Terms: Aut | Units: 5 | UG Reqs: WAY-A-II | Grading: Letter (ABCD/NP)

FILMSTUD 127: Frankenstein and Film

When Mary Shelley bid [her] hideous progeny go forth and prosper in the 1831 introduction to the revised edition of her novel, she could scarcely have imagined how successful her tale would be in reproducing itself. It is estimated that over 200 film adaptations of Frankenstein have been produced, spanning from Thomas Edison's 1910 single-reel silent film to digitally-enhanced CGI spectacles like Van Helsing (2004) and I, Frankenstein (2014). The films seldom fail to say something about the social settings in which they were produced, and quite often they comment reflexively on the medium of film itself. The monsters depicted can thus be interrogated in terms of the social-semiotic processes by which certain subjectivities and bodies are constituted as the normative ideals of humanity while others are excluded as aberrations.

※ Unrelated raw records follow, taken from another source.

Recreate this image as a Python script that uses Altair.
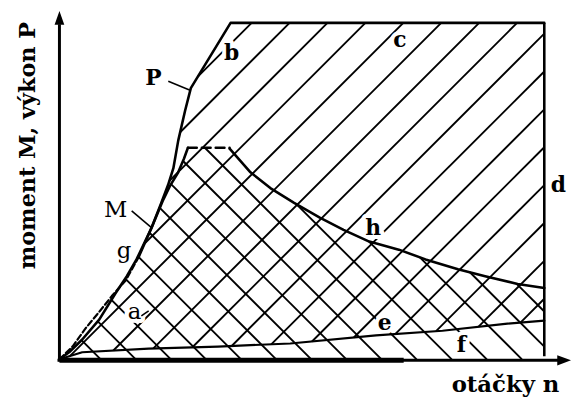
import altair as alt
import pandas as pd

# ---- curves (n = speed, % of max; value = % of max) ----
g_n = [0, 2.7, 5.5, 8.2, 10.8, 13.7, 16.3]
g_val = [0, 3.8, 9.4, 14.1, 18.8, 23.5, 30.3]

P_n = [16.3, 19.0, 21.0, 22.4, 23.5, 24.5, 25.9, 27.1, 35.3, 100]
P_val = [30.3, 39.1, 46.5, 51.8, 56.8, 65.0, 73.8, 80.6, 100, 100]

M_n = [0, 2.0, 4.7, 8.2, 11.6, 13.9, 15.9, 19.0, 21.4, 22.9, 24.5, 25.7, 26.5]
M_val = [0, 2.1, 5.9, 11.8, 19.7, 24.7, 29.7, 39.1, 47.4, 51.8, 55.6, 59.7, 62.9]

Mtop_n = [26.5, 35.1]
Mtop_val = [62.9, 62.9]

h_n = [35.1, 39.4, 43.5, 48.4, 53.7, 58.6, 63.9, 70.0, 75.5, 82.2, 87.8, 94.5, 100]
h_val = [62.6, 55.6, 50.9, 46.5, 42.1, 38.5, 35.0, 32.6, 29.7, 26.8, 24.7, 22.4, 21.2]

e_n = [0, 4.7, 18.4, 32.7, 47.6, 65.3, 79.0, 92.4, 100]
e_val = [0, 2.1, 3.2, 3.8, 4.7, 7.1, 8.5, 10.6, 11.5]

d_n = 100
d_low, d_high = 0.9, 100

labels = ["P", "b", "c", "d", "M", "g", "a", "h", "e", "f"]
label_n = [19.4, 35.5, 70.2, 102.9, 11.6, 13.3, 15.5, 64.7, 67.1, 82.9]
label_v = [83.5, 90.9, 95.0, 51.8, 44.4, 32.1, 14.1, 39.1, 10.9, 4.1]
label_bold = [True, True, True, True, False, False, False, True, True, True]
label_halo = [False, True, True, False, False, False, True, True, True, True]

y_title = "moment M, výkon P"
x_title = "otáčky n"

# ---- scales ----
X = alt.Scale(domain=[-10.61, 105.51], nice=False, zero=False)
Y = alt.Scale(domain=[-10.59, 103.82], nice=False, zero=False)
FONT = "DejaVu Serif"


def xe(f="x"):
    return alt.X(f + ":Q", scale=X, axis=None)


def ye(f="y"):
    return alt.Y(f + ":Q", scale=Y, axis=None)


def curve(ns, vs, width=2.5, dash=None):
    df = pd.DataFrame({"x": ns, "y": vs, "i": list(range(len(ns)))})
    kw = dict(color="black", strokeWidth=width, strokeCap="round", strokeJoin="round")
    if dash:
        kw["strokeDash"] = dash
    return alt.Chart(df).mark_line(**kw).encode(x=xe(), y=ye(), order="i:Q")


def segs_chart(rows, width):
    df = pd.DataFrame(rows)
    return alt.Chart(df).mark_rule(color="black", strokeWidth=width).encode(
        x=xe(), y=ye(), x2="x2:Q", y2="y2:Q")


# ---- hatch regions ----
poly_fwd = list(zip(g_n, g_val)) + list(zip(P_n[1:], P_val[1:])) + [(100, e_val[-1])] + \
    list(zip(e_n[::-1], e_val[::-1]))[1:-1]
poly_back = list(zip(M_n, M_val)) + [(Mtop_n[1], Mtop_val[1])] + list(zip(h_n, h_val)) + \
    [(100, 0)]

SLOPE = 1.44


def clip_lines(poly, slope, intercepts):
    out = []
    n = len(poly)
    for x0 in intercepts:
        pts = []
        for i in range(n):
            (ax, ay), (bx, by) = poly[i], poly[(i + 1) % n]
            fa = ay - slope * (ax - x0)
            fb = by - slope * (bx - x0)
            if (fa > 0) != (fb > 0):
                t = fa / (fa - fb)
                pts.append((ax + t * (bx - ax), ay + t * (by - ay)))
        pts.sort()
        for j in range(0, len(pts) - 1, 2):
            out.append(dict(x=pts[j][0], y=pts[j][1], x2=pts[j + 1][0], y2=pts[j + 1][1]))
    return out


fwd = clip_lines(poly_fwd, SLOPE, [-14.16 + 7.82 * k for k in range(-12, 16)])
back = clip_lines(poly_back, -SLOPE, [73.67 + 7.24 * k for k in range(-12, 16)])

layers = []
layers.append(segs_chart(fwd, 1.9))
layers.append(segs_chart(back, 1.9))

# label halos (gaps in hatching)
lab_df = pd.DataFrame({"x": label_n, "y": label_v, "t": labels,
                       "bold": label_bold, "halo": label_halo})
halo_df = lab_df[lab_df["halo"]]
layers.append(alt.Chart(halo_df).mark_text(font=FONT, fontSize=22, fontWeight="bold",
                                           color="white", stroke="white", strokeWidth=8,
                                           strokeJoin="round").encode(x=xe(), y=ye(), text="t:N"))

# outlines
layers.append(curve(g_n, g_val, 2.2, [6, 3]))
layers.append(curve(P_n, P_val, 2.6))
layers.append(curve(M_n, M_val, 2.6))
layers.append(curve(Mtop_n, Mtop_val, 2.4, [9, 5]))
layers.append(curve(h_n, h_val, 2.6))
layers.append(curve(e_n, e_val, 2.2))
layers.append(alt.Chart(pd.DataFrame({"x": [d_n], "y": [d_low], "y2": [d_high]})).mark_rule(
    color="black", strokeWidth=2.6).encode(x=xe(), y=ye(), y2="y2:Q"))

# pointer lines
ptr = [dict(x=22.45, y=82.65, x2=26.94, y2=80.0),
       dict(x=14.9, y=44.1, x2=18.98, y2=39.12),
       dict(x=16.9, y=12.9, x2=18.4, y2=14.4)]
layers.append(segs_chart(ptr, 1.6))

# axes
axes = [dict(x=0, y=-0.6, x2=0, y2=99.6),
        dict(x=-0.4, y=-0.3, x2=103.0, y2=-0.3)]
layers.append(segs_chart(axes, 3))
layers.append(segs_chart([dict(x=0, y=-0.3, x2=71.0, y2=-0.3)], 5))
arrow_up = pd.DataFrame({"x": [0], "y": [101.5]})
layers.append(alt.Chart(arrow_up).mark_point(shape="M0,-1L0.7,1L-0.7,1Z", size=196, filled=True,
                                             color="black", opacity=1).encode(x=xe(), y=ye()))
arrow_right = pd.DataFrame({"x": [104.1], "y": [-0.3]})
layers.append(alt.Chart(arrow_right).mark_point(shape="M1,0L-1,-0.75L-1,0.75Z", size=196,
                                                filled=True, color="black", opacity=1).encode(
    x=xe(), y=ye()))

# labels
for bold in (True, False):
    sub = lab_df[lab_df["bold"] == bold]
    layers.append(alt.Chart(sub).mark_text(font=FONT, fontSize=22 if bold else 23,
                                           fontWeight="bold" if bold else "normal",
                                           color="black").encode(x=xe(), y=ye(), text="t:N"))

# axis titles
layers.append(alt.Chart(pd.DataFrame({"x": [-6.4], "y": [63.5], "t": [y_title]})).mark_text(
    font=FONT, fontSize=22.5, fontWeight="bold", angle=270, color="black").encode(
    x=xe(), y=ye(), text="t:N"))
layers.append(alt.Chart(pd.DataFrame({"x": [92.0], "y": [-9.7], "t": [x_title]})).mark_text(
    font=FONT, fontSize=23, fontWeight="bold", baseline="alphabetic", color="black").encode(
    x=xe(), y=ye(), text="t:N"))

chart = alt.layer(*layers).properties(
    width=569, height=389, padding=0,
    autosize=alt.AutoSizeParams(type="none"),
    background="white",
).configure_view(stroke=None)

chart.save("out.html", embed_options={"renderer": "svg", "actions": False})
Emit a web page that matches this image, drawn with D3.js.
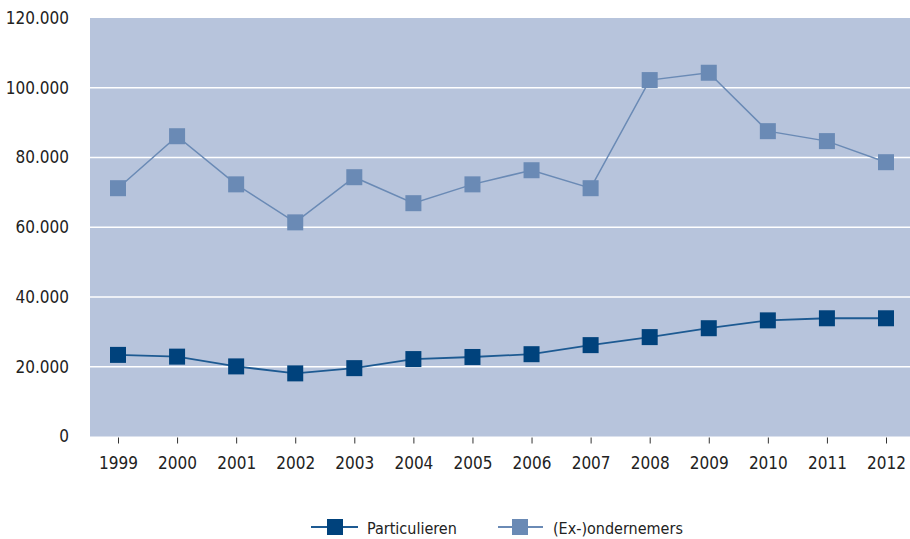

On the other hand, the films offer a register of the historically contingent relations between humans and their technologies not least among them, the relation of the spectator to the cinematic medium and apparatus. nIn this lecture-based course, we shall therefore investigate monstrosity on a number of levels: from the social level at which people are defined on the basis of gender, race, class, or disability in relation to privileged forms of embodiment and subjectivity, all the way up to the technological level at which human beings are arguably being reconfigured at present into cyborgs or human-technological hybrids. We will approach these and other questions by way of a selection of Frankenstein films, which we will view, read about, and discuss in detail. It will be important, though, that we not lose sight of the filmic nature of our texts; one objective of the course should therefore be a better understanding of the formal properties of the medium of film how things are depicted, not just what is thematized.